After over 30 years, the 75-issue comic book series from DC Comics by Neil Gaiman, “The Sandman” (1989-1996), has finally been adapted. The first season is on Netflix and consists of 10 episodes and one bonus episode. 

The show follows The Lord of Dreams, Morpheus, also called Dream. The series starts with him being captured in 1916 by an occult ritual trying to summon Morpheus’s sister Death but summoned Morpheus by accident. He is held captive for 106 years, and when he is finally released, we see him trying to rebuild his realm called The Dreaming.

I have been slowly making my way through reading “The Sandman,” but I have read past what the Netflix series has adapted, which is the first two story arcs in the comic books “Preludes and Nocturnes” and “The Doll’s House”. The bonus episode adapted the two stories “A Dream of a Thousand Cats” and “Calliope” from the third story arc “Dream Country.”

I was pleasantly surprised by how much I enjoyed the show. Every comic book fan can relate to being hesitant when something you are passionate about gets adapted for the screen and you hope the adaption does the source material justice. At certain moments in the show, specific comic book panels were recreated, and dialogue from the comics was also used. 

The first two episodes, “Sleep of the Just” and “Imperfect Hosts,” are very much world-building episodes and can be a long watch. For me, the third episode, “Dream a Little Dream of Me,” is where the show takes off. 

Now there are some differences between the comics and the show. And as someone who has watched many comic adaptations, I’ve come to expect changes from the source material; it’s just what happens. I found it interesting that the character The Corinthian, who was first introduced in “The Doll’s House,” becomes more of an overarching antagonist in the show.

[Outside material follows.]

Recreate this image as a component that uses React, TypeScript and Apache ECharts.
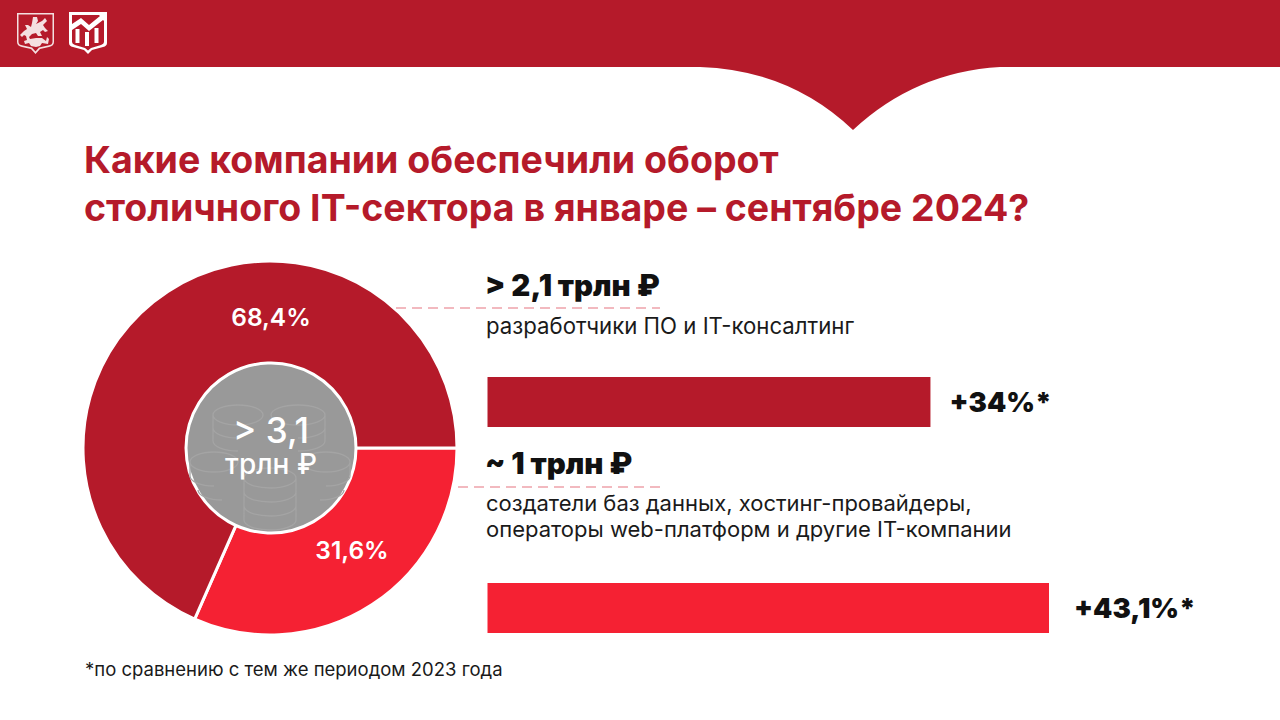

The character is not in every episode, but you know he lurks in the shadows, ready to jump out at any moment. I can see why the developers and Neil Gaiman, an executive producer on the show, would give The Corinthian a more prominent role; it gives the two stories more of a connection to each other. 

The show combines the horror and fantasy elements of the comics very well. Especially the fifth episode, “24/7,” brings the horror of the comics to life. The entire time I watched “24/7,” I was in various states of anxiety. 

Tom Sturridge, who portrays Morpheus, really nails down the cold and aloof nature that Morpheus has at the beginning of the series and how he learns to become more human through the various events he experiences. 

The character development of Morpheus becomes apparent in the sixth episode, “The Sound of Her Wings,” where we finally meet one of my favorite “The Sandman” characters, Morpheus’s older sister, Death. Most of the episode is just Morpheus and Death talking, but through their conversations, Morpheus realizes how important his job is as the Lord of Dreams. 

I do hope “The Sandman” gets renewed for a second season. As I mentioned in the beginning, the comics ran for 75-issues; that’s a lot of comics to pull plots from. The comic also has many spin-off series, including two of my all-time favorite series; both are three issues long and follow Death. “Death: The High Cost of Living” (1993) and “Death: The Time of Your Life.” (1996) were both written by Gaiman. 

You will get lost in “The Sandman” fantasy world by the end of the first episode and begging for more episodes by the end of the eleventh. Everyone deserves to get lost in something every once and a while.